Accusing CBS Evening News of an overly bleak portrayal of the economy, an August 19 Wall Street Journal editorial falsely suggested that a July 20 CBS report ignored Federal Reserve Board Chairman Alan Greenspan's assessment that the “outlook is one of sustained economic growth” in order to cast the economy as “very tenuous.” In fact, the CBS News report noted Greenspan's economic forecast, and featured the exact Greenspan quote the Journal provided. Also, it was not CBS' position that the economy is “very tenuous,” but that of an unidentified man who was interviewed for the report.
The editorial cited a study conducted by the Free Market Project, a division of the conservative Media Research Center. According to the Journal, the study concluded that “the media keep saying the economy stinks,” which the Journal posited as a reason why “so many Americans tell pollsters they feel bad about an economy that's been so good.” As evidence, the Journal pointed to the July 20 Evening News report (wrongly claiming it was from July 22).
The Journal editorial contrasted CBS' purported negative statement on the economy with Greenspan's positive assessment:
To cite just one example, a CBS Evening News story on July 22 [sic] said that the economy is “very tenuous. It could fall apart at any moment. One piece of bad news, one additional terrorist attack, one negative corporate earnings, and it goes right down again.” Contrast that funeral dirge with what Federal Reserve Chairman Alan Greenspan told Congress that same day: “The outlook is one of sustained economic growth.” And this was after Dan Rather had departed Planet CBS.

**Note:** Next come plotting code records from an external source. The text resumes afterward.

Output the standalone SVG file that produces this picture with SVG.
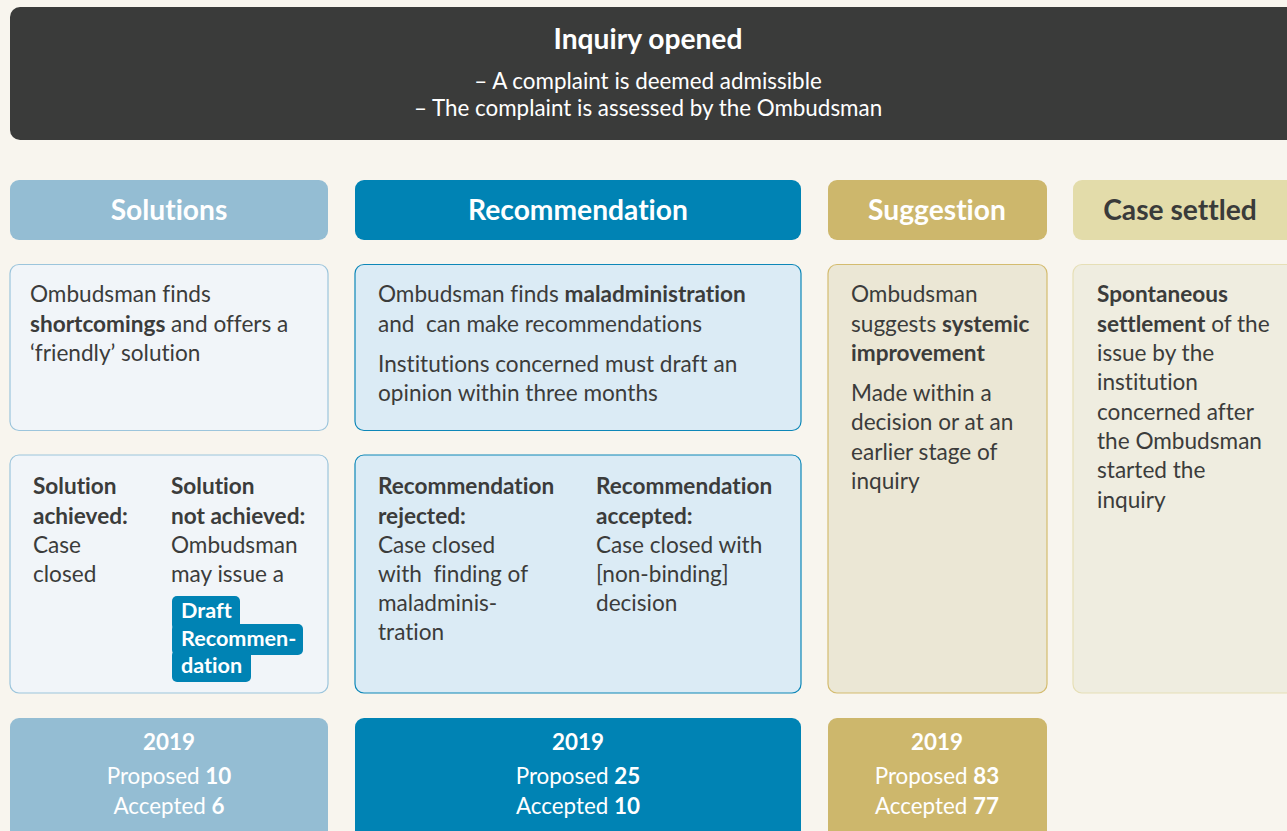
<svg xmlns="http://www.w3.org/2000/svg" width="1287" height="831" viewBox="0 0 1287 831">
<style>
text{font-family:Lato,"Open Sans","Liberation Sans",sans-serif;font-variant-ligatures:none;}
.t{font-size:22.6px;fill:#3b3c3b;}
.b{font-weight:bold;}
.bd{font-size:21.6px;font-weight:bold;fill:#ffffff;}
.hd{font-size:28.2px;font-weight:bold;text-anchor:middle;}
.w{fill:#ffffff;}
.st{font-size:22.4px;text-anchor:middle;fill:#ffffff;}
</style>
<rect x="0" y="0" width="1287" height="831" fill="#f8f5ee"/>
<g id="inquiry">
<rect x="10" y="7" width="1287" height="133" rx="10" fill="#3a3b3a"/>
<text x="648" y="49" class="hd w">Inquiry opened</text>
<text x="648" y="89" class="st">– A complaint is deemed admissible</text>
<text x="648" y="116" class="st">– The complaint is assessed by the Ombudsman</text>
</g>
<g id="solutions-head">
<rect x="10" y="180" width="318" height="60" rx="9" fill="#94bdd3"/>
<text x="169" y="220" class="hd w">Solutions</text>
</g>
<g id="recommendation-head">
<rect x="355" y="180" width="446" height="60" rx="9" fill="#0083b4"/>
<text x="578" y="220" class="hd w">Recommendation</text>
</g>
<g id="suggestion-head">
<rect x="828" y="180" width="219" height="60" rx="9" fill="#cdb76c"/>
<text x="937" y="220" class="hd w">Suggestion</text>
</g>
<g id="settled-head">
<rect x="1073" y="180" width="230" height="60" rx="9" fill="#e3dcaa"/>
<text x="1180" y="220" class="hd" fill="#3a3b3a">Case settled</text>
</g>
<g id="solutions-desc">
<rect x="10" y="264.5" width="318" height="166" rx="9" fill="#f1f5f9" stroke="#9cc5dc" stroke-width="1.2"/>
<text x="30" y="302" class="t">Ombudsman finds</text>
<text x="30" y="332" class="t"><tspan class="b">shortcomings</tspan> and offers a</text>
<text x="30" y="361" class="t">‘friendly’ solution</text>
</g>
<g id="solutions-outcome">
<rect x="10" y="455" width="318" height="238" rx="9" fill="#f1f5f9" stroke="#9cc5dc" stroke-width="1.2"/>
<text x="33" y="494" class="t b">Solution</text>
<text x="33" y="524" class="t b">achieved:</text>
<text x="33" y="553" class="t">Case</text>
<text x="33" y="582" class="t">closed</text>
<text x="171" y="494" class="t b">Solution</text>
<text x="171" y="524" class="t b">not achieved:</text>
<text x="171" y="553" class="t">Ombudsman</text>
<text x="171" y="582" class="t">may issue a</text>
<g id="draft-badge">
<rect x="172" y="596" width="68" height="34" rx="5" fill="#0083b4"/>
<rect x="172" y="624" width="131" height="31" rx="5" fill="#0083b4"/>
<rect x="172" y="650" width="79" height="32" rx="5" fill="#0083b4"/>
<text x="181" y="618" class="bd">Draft</text>
<text x="181" y="646" class="bd">Recommen-</text>
<text x="181" y="673" class="bd">dation</text>
</g>
</g>
<g id="solutions-stats">
<rect x="10" y="718" width="318" height="130" rx="9" fill="#94bdd3"/>
<text x="169" y="750" class="st b">2019</text>
<text x="169" y="784" class="st">Proposed <tspan class="b">10</tspan></text>
<text x="169" y="814" class="st">Accepted <tspan class="b">6</tspan></text>
</g>
<g id="recommendation-desc">
<rect x="355" y="264.5" width="446" height="166" rx="9" fill="#dbebf5" stroke="#0d87b8" stroke-width="1.2"/>
<text x="378" y="302" class="t">Ombudsman finds <tspan class="b">maladministration</tspan></text>
<text x="378" y="332" class="t" xml:space="preserve">and  can make recommendations</text>
<text x="378" y="372" class="t">Institutions concerned must draft an</text>
<text x="378" y="401" class="t">opinion within three months</text>
</g>
<g id="recommendation-outcome">
<rect x="355" y="455" width="446" height="238" rx="9" fill="#dbebf5" stroke="#0d87b8" stroke-width="1.2"/>
<text x="378" y="494" class="t b">Recommendation</text>
<text x="378" y="524" class="t b">rejected:</text>
<text x="378" y="553" class="t">Case closed</text>
<text x="378" y="582" class="t" xml:space="preserve">with  finding of</text>
<text x="378" y="611" class="t">maladminis-</text>
<text x="378" y="640" class="t">tration</text>
<text x="596" y="494" class="t b">Recommendation</text>
<text x="596" y="524" class="t b">accepted:</text>
<text x="596" y="553" class="t">Case closed with</text>
<text x="596" y="582" class="t">[non-binding]</text>
<text x="596" y="611" class="t">decision</text>
</g>
<g id="recommendation-stats">
<rect x="355" y="718" width="446" height="130" rx="9" fill="#0083b4"/>
<text x="578" y="750" class="st b">2019</text>
<text x="578" y="784" class="st">Proposed <tspan class="b">25</tspan></text>
<text x="578" y="814" class="st">Accepted <tspan class="b">10</tspan></text>
</g>
<g id="suggestion-desc">
<rect x="828" y="264.5" width="219" height="428.5" rx="9" fill="#ebe7d5" stroke="#d4bc6f" stroke-width="1.2"/>
<text x="851" y="302" class="t">Ombudsman</text>
<text x="851" y="332" class="t">suggests <tspan class="b">systemic</tspan></text>
<text x="851" y="361" class="t b">improvement</text>
<text x="851" y="401" class="t">Made within a</text>
<text x="851" y="430" class="t">decision or at an</text>
<text x="851" y="460" class="t">earlier stage of</text>
<text x="851" y="489" class="t">inquiry</text>
</g>
<g id="suggestion-stats">
<rect x="828" y="718" width="219" height="130" rx="9" fill="#cdb76c"/>
<text x="937" y="750" class="st b">2019</text>
<text x="937" y="784" class="st">Proposed <tspan class="b">83</tspan></text>
<text x="937" y="814" class="st">Accepted <tspan class="b">77</tspan></text>
</g>
<g id="settled-desc">
<rect x="1073" y="264.5" width="230" height="428.5" rx="9" fill="#efede0" stroke="#e6dfb6" stroke-width="1.2"/>
<text x="1097" y="302" class="t b">Spontaneous</text>
<text x="1097" y="332" class="t"><tspan class="b">settlement</tspan> of the</text>
<text x="1097" y="361" class="t">issue by the</text>
<text x="1097" y="390" class="t">institution</text>
<text x="1097" y="420" class="t">concerned after</text>
<text x="1097" y="449" class="t">the Ombudsman</text>
<text x="1097" y="478" class="t">started the</text>
<text x="1097" y="508" class="t">inquiry</text>
</g>
<g id="connectors"></g>
</svg>
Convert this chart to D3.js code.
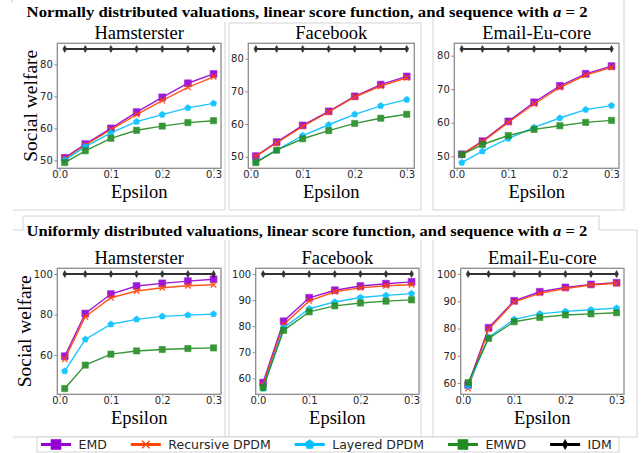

The Journal failed to note, however, that the July 20 CBS report quoted Greenspan saying the same thing. CBS news correspondent Trish Regan contrasted Greenspan's upbeat assessment of the economy with reports of significant manufacturing job losses in June. From Regan's report:
REGAN: Alan Greenspan came to Congress today with a rosy forecast.
GREENSPAN: Our baseline outlook for the U.S. economy is one of sustained economic growth.
REGAN: Translation? He thinks the economy's in pretty good shape. But his sunny forecast isn't being felt on the factory floor -- Kodak cutting up to 10,000; Hewlett-Packard 14,500 layoffs -- or on the streets, where reality trumps forecasts.
Moreover, CBS News did not say the economy is “very tenuous.” That was the statement from an unidentified “man on the street,” interviewed by Regan:
REGAN: In June, nearly 111,000 jobs were lost, making it the worst stretch of job losses in nearly a year and a half.
[On-screen graphic -- Total Jobs Lost In June: 110,996]
UNIDENTIFIED MAN: It's very tenuous. It could fall apart at any moment. One bad piece of news, one additional perhaps terrorist attack, one negative corporate earnings, and it goes right down again.
While the Free Market Project study correctly noted that the July 20 CBS report featured Greenspan's comments, it claimed Regan “devoted her entire story to undermining his statement.”